Before our favorite Jaeger-guzzling, ganja-toking gods took the stage I was lucky enough to witness some very interesting antics.

Via: readjunk.com
Two or three bands played before the Supervillains. By the time Prideless (who are pretty great, by the way), the final opener, played, the crowd had swelled substantially. Questionable substances were being smoked (“You dipped it in what?”), beers were sloshing (“Two dollar tall boys?! Fucking right!”) and kids were skanking their little hearts out. The level of stoke in the crowd was almost tangible.
A girl jumped on stage and started to dance around with Prideless. She was doing all right, I guess, just sort of grinding there with this weird lip-biting expression that was vaguely reminiscent of the parrot my dad got me when I was nine. It was obvious that she was trying really, really hard to look hot – which was utterly unnecessary because she was already hot in the first place.

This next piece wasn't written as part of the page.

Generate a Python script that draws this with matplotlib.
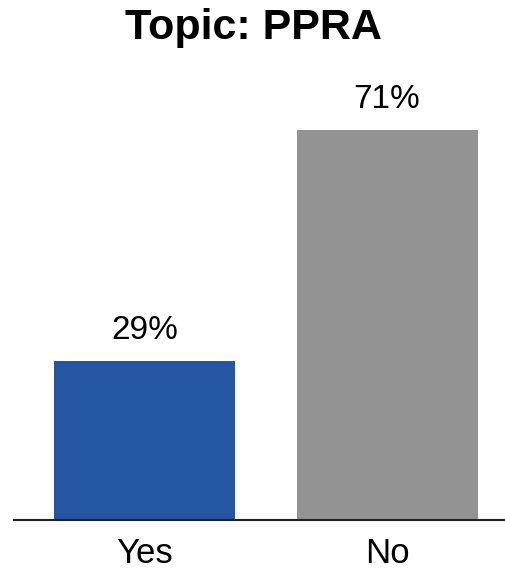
import matplotlib
matplotlib.use("Agg")
import matplotlib.pyplot as plt

categories = ["Yes", "No"]
shares = [29, 71]
bar_colors = ["#2456a4", "#939393"]

plt.rcParams['font.family'] = ['Liberation Sans', 'DejaVu Sans']

fig = plt.figure(figsize=(5.06, 5.71), dpi=100)
# axes spans the baseline from x=14px to the right edge; baseline at 520px from top
ax = fig.add_axes([14 / 506, 51 / 571, 492 / 506, 439 / 571])

x = range(len(categories))
bars = ax.bar(x, shares, width=0.746, color=bar_colors)

for b, v in zip(bars, shares):
    ax.text(b.get_x() + b.get_width() / 2, v + 4.0, f"{v}%",
            ha="center", va="baseline", fontsize=24)

ax.set_xlim(-0.538, 1.49)
ax.set_ylim(0, 80)
ax.set_xticks(list(x))
ax.set_xticklabels(categories, fontsize=25)
ax.tick_params(axis="x", length=0, pad=12)
ax.set_yticks([])
for side in ["top", "left", "right"]:
    ax.spines[side].set_visible(False)
ax.spines["bottom"].set_linewidth(1.5)
ax.spines["bottom"].set_color("#222222")

fig.text(0.5, 1 - 28 / 571, "Topic: PPRA", ha="center", va="center",
         fontsize=31, fontweight="bold")

fig.savefig("out.png", dpi=100)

After about 17 seconds of awkward pelvic thrusts she proceeded to take out her iPhone and take a forward-facing photo (I refuse to use the S-word) with the frontman. By this time, the song had ended and the entire establishment was almost silent.
Via: blogspot
Maybe it was the silence, maybe it was the blatant self-absorption, but it was really fucking awkward.
Prideless started to play their next song, the bouncer came and threw the girl off the stage and, four seconds later, a different girl was catapulted onto the stage with the help of a couple burly friends.
This was a totally different display of fangirldom. She was jumping around like a mad woman and doing the wildest air guitar I’ve ever seen, the whole time smiling so hard it looked like her cheeks were going to shatter.
She wasn’t trying to look hot; she was just dancing crazily on stage with a band she obviously adored. Her hilarity and happiness were contributing to the entire experience in a way that wasn’t purely about being the newest addition to some kid’s spank bank (although I’m sure she earned her way there, regardless) — she was having fun.

Via: favim.com
The bouncer was, at the very least, subtly impressed, because he awarded this girl about 30 seconds longer on stage than the previous chick.
What does this all mean? I don’t know. If you want to be a groupie, be passionate and creative about it because it might just grant you a couple more seconds on stage. And that’s all you want, right?
Maybe your ass-shaking antics will never grant you a heart-to-heart, analytical conversation with Skart about Bradley Nowell’s impact on reggae and the political gray area behind Sublime with Rome, but that’s not really what you were aiming for when you jumped on stage, was it?